::: RECORDS FOR THE TASK
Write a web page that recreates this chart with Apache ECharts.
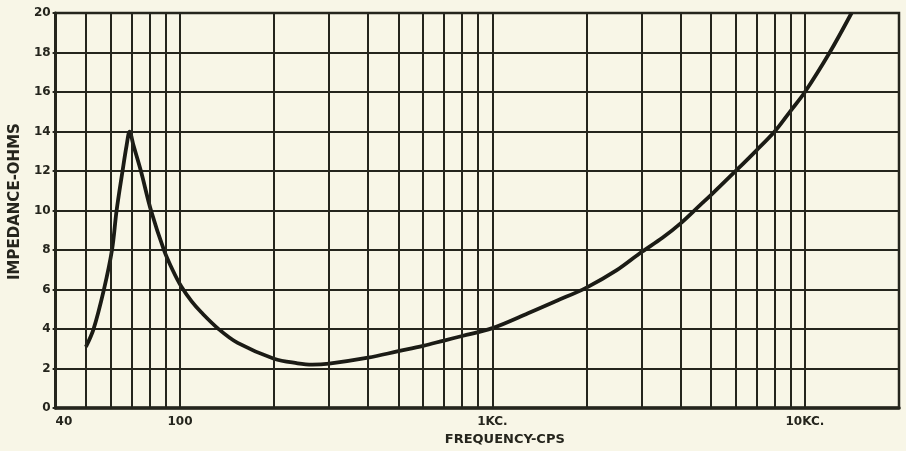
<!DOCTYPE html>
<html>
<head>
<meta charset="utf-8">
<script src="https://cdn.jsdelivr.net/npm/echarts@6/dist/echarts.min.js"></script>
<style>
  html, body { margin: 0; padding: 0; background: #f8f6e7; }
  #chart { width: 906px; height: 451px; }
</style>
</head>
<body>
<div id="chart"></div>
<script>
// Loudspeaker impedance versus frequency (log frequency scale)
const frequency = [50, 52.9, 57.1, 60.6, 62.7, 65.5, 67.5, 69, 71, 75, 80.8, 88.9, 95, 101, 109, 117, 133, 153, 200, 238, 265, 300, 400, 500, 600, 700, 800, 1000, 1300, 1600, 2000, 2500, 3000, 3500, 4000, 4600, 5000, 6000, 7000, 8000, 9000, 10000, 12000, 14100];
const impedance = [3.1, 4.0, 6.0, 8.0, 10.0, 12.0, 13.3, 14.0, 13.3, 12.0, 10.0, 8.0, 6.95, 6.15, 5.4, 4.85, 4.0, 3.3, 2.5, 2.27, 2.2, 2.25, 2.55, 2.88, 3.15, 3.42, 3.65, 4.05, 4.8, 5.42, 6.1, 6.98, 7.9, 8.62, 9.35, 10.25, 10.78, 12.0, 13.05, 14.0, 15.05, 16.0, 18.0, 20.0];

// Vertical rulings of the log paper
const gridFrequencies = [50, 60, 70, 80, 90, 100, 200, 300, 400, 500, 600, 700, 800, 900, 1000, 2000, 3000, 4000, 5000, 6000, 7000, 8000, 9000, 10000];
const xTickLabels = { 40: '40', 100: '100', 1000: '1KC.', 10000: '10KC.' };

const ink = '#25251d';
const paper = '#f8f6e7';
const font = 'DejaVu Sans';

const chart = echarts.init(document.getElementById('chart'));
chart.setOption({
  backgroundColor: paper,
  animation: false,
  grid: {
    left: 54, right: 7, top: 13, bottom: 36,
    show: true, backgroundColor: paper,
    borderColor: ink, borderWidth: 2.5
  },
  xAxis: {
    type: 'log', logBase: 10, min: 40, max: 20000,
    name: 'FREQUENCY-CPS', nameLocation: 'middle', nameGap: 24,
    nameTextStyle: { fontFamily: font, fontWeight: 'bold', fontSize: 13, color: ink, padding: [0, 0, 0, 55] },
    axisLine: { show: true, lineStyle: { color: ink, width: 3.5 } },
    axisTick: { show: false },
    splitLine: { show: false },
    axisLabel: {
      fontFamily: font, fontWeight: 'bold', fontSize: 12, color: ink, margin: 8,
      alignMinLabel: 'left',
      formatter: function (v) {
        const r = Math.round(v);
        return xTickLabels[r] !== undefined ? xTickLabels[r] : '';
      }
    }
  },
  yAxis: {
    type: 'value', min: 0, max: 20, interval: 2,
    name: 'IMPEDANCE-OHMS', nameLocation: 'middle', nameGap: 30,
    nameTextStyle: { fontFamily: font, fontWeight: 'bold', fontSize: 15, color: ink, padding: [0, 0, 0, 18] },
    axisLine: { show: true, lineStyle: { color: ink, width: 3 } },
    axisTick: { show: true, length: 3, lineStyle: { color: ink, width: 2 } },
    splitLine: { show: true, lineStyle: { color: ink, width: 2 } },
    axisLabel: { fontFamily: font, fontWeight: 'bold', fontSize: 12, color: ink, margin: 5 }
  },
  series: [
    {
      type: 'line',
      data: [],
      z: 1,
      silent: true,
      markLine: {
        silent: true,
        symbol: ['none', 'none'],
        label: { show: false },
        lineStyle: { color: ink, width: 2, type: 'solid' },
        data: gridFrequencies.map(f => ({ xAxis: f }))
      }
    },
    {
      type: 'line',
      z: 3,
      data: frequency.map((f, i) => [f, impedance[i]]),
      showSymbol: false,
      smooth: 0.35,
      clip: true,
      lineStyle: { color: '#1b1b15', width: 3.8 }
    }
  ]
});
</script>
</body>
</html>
::::::
::: RECORDS FOR THE TASK
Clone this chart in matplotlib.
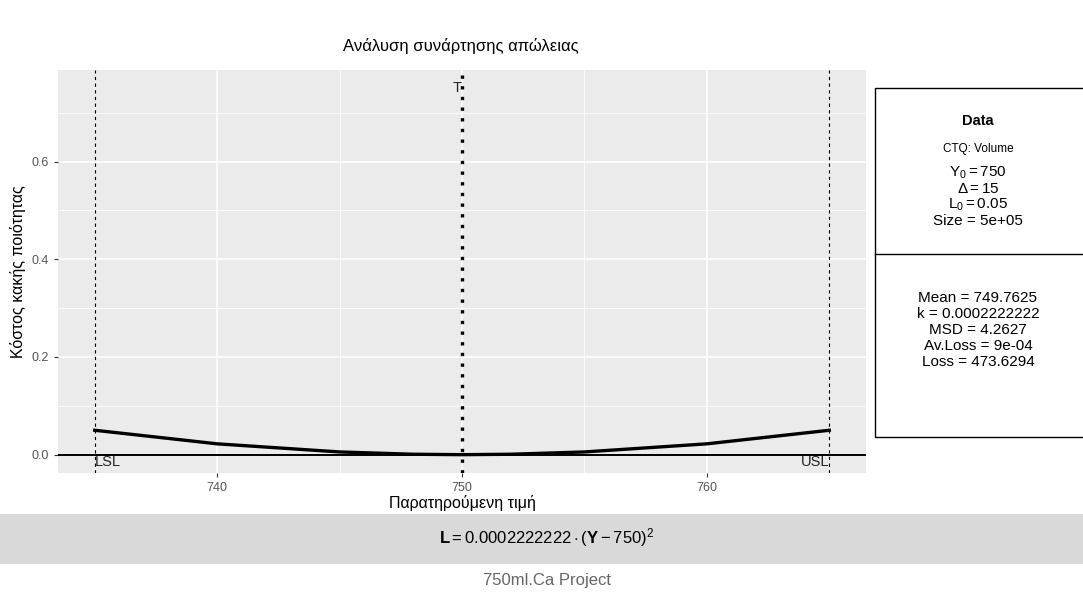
::::::
EXERCISE DIRECTIONS –
Give again, word for word, only the lines starting at the line with "Write a web" and ending at the line with "const font = 'DejaVu Sans';", keeping both end lines; pictures stay out.

WRITTEN SOLUTION –
Write a web page that recreates this chart with Apache ECharts.
<!DOCTYPE html>
<html>
<head>
<meta charset="utf-8">
<script src="https://cdn.jsdelivr.net/npm/echarts@6/dist/echarts.min.js"></script>
<style>
  html, body { margin: 0; padding: 0; background: #f8f6e7; }
  #chart { width: 906px; height: 451px; }
</style>
</head>
<body>
<div id="chart"></div>
<script>
// Loudspeaker impedance versus frequency (log frequency scale)
const frequency = [50, 52.9, 57.1, 60.6, 62.7, 65.5, 67.5, 69, 71, 75, 80.8, 88.9, 95, 101, 109, 117, 133, 153, 200, 238, 265, 300, 400, 500, 600, 700, 800, 1000, 1300, 1600, 2000, 2500, 3000, 3500, 4000, 4600, 5000, 6000, 7000, 8000, 9000, 10000, 12000, 14100];
const impedance = [3.1, 4.0, 6.0, 8.0, 10.0, 12.0, 13.3, 14.0, 13.3, 12.0, 10.0, 8.0, 6.95, 6.15, 5.4, 4.85, 4.0, 3.3, 2.5, 2.27, 2.2, 2.25, 2.55, 2.88, 3.15, 3.42, 3.65, 4.05, 4.8, 5.42, 6.1, 6.98, 7.9, 8.62, 9.35, 10.25, 10.78, 12.0, 13.05, 14.0, 15.05, 16.0, 18.0, 20.0];

// Vertical rulings of the log paper
const gridFrequencies = [50, 60, 70, 80, 90, 100, 200, 300, 400, 500, 600, 700, 800, 900, 1000, 2000, 3000, 4000, 5000, 6000, 7000, 8000, 9000, 10000];
const xTickLabels = { 40: '40', 100: '100', 1000: '1KC.', 10000: '10KC.' };

const ink = '#25251d';
const paper = '#f8f6e7';
const font = 'DejaVu Sans';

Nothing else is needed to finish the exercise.